A senadora Ana Amélia (PP-RS) foi outra a chamar a atenção para a inércia dos órgãos de controle diante de irregularidades praticadas pelo governo.

— Todas as instituições de controle falharam na demora para identificar condutas tão graves e tão vultosas. Esse episódio das contas de 2014 está provocando discussão interna para que falhas sejam identificadas no nascedouro. Quem dera se tivéssemos identificado isso em 2013. O Brasil não estaria tão mal — afirmou em resposta ao procurador.

Contas de 2015

O senador Romário (PSB-RJ) perguntou se o julgamento das contas da presidente é condição para eventual processo de impeachment. O Congresso Nacional ainda não apreciou as contas de 2015, alvo das denúncias de irregularidades do processo de impeachment.

Ao responder Júlio Marcelo explicou que o prévio pronunciamento do TCU não é condição para julgamento de crime de responsabilidade.
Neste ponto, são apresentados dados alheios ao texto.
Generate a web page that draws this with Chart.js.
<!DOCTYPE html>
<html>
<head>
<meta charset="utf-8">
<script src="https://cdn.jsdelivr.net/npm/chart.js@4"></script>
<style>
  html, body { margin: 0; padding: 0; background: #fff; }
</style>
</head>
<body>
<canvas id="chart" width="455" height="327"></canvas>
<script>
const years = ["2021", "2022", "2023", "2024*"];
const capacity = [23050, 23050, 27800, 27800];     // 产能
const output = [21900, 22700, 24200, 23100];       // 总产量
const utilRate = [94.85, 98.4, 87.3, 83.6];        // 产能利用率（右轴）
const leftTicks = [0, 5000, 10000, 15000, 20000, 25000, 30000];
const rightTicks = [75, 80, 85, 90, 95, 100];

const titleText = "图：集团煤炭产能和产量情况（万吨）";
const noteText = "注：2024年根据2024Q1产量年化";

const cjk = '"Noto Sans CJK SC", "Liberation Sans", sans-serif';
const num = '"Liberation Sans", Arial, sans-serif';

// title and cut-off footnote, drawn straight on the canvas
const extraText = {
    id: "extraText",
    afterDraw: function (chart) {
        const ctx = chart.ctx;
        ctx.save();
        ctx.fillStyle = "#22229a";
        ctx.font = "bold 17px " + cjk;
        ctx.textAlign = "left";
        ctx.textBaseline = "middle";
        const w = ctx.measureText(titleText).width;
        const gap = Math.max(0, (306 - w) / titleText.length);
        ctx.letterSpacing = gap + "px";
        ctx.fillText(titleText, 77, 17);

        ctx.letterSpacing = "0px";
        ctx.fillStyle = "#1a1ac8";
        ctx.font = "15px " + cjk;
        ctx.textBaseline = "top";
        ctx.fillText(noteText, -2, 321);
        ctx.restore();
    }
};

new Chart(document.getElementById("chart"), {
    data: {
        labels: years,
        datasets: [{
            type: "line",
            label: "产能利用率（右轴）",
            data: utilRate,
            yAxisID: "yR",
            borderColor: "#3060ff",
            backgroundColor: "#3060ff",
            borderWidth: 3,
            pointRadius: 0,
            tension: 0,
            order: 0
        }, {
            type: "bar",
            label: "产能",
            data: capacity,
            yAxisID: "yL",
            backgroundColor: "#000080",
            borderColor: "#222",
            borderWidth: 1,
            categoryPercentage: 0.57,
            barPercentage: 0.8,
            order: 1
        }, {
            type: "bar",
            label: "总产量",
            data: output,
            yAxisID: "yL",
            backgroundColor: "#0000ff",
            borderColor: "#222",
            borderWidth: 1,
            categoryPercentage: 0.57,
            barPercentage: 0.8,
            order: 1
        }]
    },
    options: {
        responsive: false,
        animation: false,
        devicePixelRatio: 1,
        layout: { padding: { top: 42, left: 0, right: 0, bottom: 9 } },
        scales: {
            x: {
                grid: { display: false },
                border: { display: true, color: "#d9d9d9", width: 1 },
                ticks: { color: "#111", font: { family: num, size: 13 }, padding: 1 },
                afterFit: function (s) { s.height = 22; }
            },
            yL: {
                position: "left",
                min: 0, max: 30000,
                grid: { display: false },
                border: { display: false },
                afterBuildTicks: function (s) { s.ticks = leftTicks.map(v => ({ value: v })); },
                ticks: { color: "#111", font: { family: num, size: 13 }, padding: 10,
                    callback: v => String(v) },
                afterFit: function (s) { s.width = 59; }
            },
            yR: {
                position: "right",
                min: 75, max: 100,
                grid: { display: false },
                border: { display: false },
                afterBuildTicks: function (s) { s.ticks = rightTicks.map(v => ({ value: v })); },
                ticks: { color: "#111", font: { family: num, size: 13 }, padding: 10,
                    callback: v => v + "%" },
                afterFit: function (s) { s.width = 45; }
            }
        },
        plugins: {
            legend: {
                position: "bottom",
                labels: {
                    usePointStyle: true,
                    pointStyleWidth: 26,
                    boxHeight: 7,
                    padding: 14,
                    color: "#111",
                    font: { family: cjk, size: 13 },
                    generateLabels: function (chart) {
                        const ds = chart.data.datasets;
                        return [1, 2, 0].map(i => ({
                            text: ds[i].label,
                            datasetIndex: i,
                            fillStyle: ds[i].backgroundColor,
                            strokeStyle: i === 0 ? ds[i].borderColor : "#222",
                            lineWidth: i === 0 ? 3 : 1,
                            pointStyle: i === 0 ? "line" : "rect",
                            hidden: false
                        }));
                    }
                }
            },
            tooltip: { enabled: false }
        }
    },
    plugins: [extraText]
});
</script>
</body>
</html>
O parecer do Tribunal, completou, é imprescindível para o julgamento das contas, mesmo assim esse não é vinculante, mas é relevante.

Conjunto da obra

Para o senador Waldemir Moka (PMDB-MS), as explanações de Conti e de Oliveira, explicitam “no mínimo indícios” da prática de crimes de responsabilidade cometidas por Dilma. Outros senadores como Cássio Cunha Lima (PSDB-PB) e Ronaldo Caiado (DEM-GO) consideram que a presidente Dilma Rousseff praticou crime intencional e continuado ao não repassar nas datas corretas os recursos para a equalização dos empréstimos do Plano Safra e de outros programas subvencionados.
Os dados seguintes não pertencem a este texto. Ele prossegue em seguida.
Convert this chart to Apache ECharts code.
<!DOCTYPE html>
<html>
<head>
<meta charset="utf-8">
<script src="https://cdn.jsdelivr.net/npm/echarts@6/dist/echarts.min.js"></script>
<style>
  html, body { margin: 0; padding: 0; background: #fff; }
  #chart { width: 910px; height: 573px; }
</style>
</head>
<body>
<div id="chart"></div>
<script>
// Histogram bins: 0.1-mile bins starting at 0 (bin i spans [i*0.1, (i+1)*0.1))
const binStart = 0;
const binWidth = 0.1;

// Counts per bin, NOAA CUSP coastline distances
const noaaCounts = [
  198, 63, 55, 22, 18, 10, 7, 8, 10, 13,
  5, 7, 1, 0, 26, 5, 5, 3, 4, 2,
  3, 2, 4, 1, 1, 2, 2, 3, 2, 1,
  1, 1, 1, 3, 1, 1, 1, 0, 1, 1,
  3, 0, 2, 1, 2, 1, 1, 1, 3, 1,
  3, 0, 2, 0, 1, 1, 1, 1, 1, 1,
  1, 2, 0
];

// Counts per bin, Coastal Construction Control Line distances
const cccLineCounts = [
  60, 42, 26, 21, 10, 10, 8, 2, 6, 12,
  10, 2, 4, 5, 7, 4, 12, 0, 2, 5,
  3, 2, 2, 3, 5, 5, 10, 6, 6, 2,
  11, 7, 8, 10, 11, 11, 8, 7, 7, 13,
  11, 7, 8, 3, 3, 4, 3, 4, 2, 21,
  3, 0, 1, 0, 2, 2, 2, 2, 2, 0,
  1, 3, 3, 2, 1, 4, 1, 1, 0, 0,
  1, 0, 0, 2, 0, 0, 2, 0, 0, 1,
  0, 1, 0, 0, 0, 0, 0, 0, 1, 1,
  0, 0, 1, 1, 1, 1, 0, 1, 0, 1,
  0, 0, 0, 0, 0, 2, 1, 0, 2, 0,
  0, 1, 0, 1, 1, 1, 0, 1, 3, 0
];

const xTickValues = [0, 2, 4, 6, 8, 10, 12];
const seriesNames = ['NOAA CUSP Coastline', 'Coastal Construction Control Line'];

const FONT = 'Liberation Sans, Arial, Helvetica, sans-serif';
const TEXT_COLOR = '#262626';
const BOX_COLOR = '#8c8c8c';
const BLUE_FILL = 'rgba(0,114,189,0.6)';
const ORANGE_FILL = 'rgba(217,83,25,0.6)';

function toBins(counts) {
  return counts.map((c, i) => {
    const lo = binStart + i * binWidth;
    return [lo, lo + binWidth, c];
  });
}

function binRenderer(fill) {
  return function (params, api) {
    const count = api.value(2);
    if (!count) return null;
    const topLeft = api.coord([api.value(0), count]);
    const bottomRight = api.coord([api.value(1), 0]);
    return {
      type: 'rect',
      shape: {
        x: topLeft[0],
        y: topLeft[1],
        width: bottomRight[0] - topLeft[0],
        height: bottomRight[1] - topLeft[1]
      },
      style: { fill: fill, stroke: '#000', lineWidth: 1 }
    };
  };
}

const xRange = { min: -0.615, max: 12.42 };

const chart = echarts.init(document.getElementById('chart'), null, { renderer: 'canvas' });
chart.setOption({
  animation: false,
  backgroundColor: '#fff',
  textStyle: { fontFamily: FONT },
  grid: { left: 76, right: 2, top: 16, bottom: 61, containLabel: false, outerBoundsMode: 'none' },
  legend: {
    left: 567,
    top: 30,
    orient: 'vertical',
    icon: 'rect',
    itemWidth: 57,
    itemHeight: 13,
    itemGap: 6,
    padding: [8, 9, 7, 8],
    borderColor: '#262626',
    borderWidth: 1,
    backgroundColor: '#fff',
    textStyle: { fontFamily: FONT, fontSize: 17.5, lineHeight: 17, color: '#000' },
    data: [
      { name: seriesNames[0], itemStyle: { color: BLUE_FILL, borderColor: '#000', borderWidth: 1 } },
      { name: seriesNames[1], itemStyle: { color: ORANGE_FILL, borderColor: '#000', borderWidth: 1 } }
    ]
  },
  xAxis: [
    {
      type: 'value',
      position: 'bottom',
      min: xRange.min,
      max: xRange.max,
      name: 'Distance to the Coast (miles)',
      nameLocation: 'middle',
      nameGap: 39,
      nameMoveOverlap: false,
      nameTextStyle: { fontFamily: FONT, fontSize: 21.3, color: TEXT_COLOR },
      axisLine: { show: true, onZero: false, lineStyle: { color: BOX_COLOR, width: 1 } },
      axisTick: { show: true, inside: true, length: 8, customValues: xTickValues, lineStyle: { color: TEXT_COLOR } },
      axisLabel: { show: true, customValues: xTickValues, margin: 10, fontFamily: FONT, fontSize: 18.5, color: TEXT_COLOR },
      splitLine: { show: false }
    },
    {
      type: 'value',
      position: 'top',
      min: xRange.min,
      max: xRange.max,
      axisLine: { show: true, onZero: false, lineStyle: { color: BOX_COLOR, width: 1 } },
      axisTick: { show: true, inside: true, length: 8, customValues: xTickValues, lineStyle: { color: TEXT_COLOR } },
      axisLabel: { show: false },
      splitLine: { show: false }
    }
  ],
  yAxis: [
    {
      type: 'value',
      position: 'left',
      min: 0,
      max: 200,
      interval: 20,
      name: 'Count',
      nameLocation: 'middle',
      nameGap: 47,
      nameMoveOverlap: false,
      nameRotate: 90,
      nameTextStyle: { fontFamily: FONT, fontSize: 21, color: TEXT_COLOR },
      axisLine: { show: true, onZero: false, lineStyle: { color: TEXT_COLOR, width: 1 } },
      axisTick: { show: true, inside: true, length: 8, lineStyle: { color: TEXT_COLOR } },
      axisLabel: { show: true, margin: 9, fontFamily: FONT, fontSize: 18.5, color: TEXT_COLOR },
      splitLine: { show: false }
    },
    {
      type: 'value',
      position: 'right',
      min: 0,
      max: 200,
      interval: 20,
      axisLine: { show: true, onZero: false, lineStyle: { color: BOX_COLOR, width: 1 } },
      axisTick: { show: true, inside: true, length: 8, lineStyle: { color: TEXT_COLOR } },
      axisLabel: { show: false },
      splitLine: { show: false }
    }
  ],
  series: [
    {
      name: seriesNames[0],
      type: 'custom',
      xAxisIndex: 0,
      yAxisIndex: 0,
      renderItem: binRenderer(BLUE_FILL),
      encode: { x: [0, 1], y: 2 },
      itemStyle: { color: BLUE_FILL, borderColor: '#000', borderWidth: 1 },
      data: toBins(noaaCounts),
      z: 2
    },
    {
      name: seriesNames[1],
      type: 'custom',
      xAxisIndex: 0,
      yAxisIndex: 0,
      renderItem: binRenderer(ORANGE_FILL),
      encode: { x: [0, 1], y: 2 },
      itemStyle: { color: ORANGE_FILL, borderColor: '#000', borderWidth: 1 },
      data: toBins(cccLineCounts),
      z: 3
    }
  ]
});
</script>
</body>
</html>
Já a senadora Fátima Bezerra (PT-RN) disse estar cada vez mais convencida de que o pedido de impeachment não se sustenta, pois ninguém conseguiu comprovar, conforme a legislação vigente, que a presidente Dilma Rousseff tenha cometido algum crime de responsabilidade.
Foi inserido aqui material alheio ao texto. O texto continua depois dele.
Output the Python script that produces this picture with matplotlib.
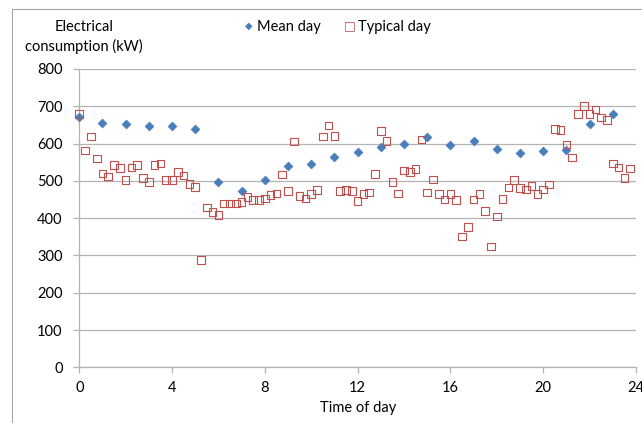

— O que se fez aqui foi abrir o leque, considerando-se o chamado conjunto da obra. Mas, para nós, é uma aberração jurídica; uma narrativa que não se sustenta — disse.

Discussão

Quando a sessão já passava da oitava hora de duração, um desentendimento entre os senadores Ronaldo Caiado (DEM-GO) e Lindbergh Farias levou o presidente Raimundo Lira a suspender os trabalhos por alguns minutos. Durante tréplica a Fábio Medina Osório, Caiado citou uma matéria de jornal que, segundo ele, dizia que o governo federal estaria orientando ministros a apagarem dados dos computadores dos ministérios. Lindbergh interrompeu dizendo que se tratava de uma mentira.

Os senadores chegaram a levantar-se dos assentos e bater boca fora dos microfones, o que levou Lira a interromper os trabalhos até que os ânimos se acalmassem, o que levou cerca de dois minutos.

Próxima reunião

Na terça-feira (3), estão agendados depoimentos de especialistas indicados pela bancada governista. Serão ouvidos Geraldo Luiz Mascarenhas Prado, professor de direito da Universidade Federal do Rio de Janeiro (UFRJ) e desembargador aposentado do Tribunal de Justiça do Rio de Janeiro; Ricardo Lodi Ribeiro, professor de direito da Universidade Estadual do Rio de Janeiro (UERJ); e Marcello Lavenère, ex-presidente da Ordem dos Advogados do Brasil (OAB) e um dos signatários do pedido de impeachment do ex-presidente Fernando Collor, em 1992.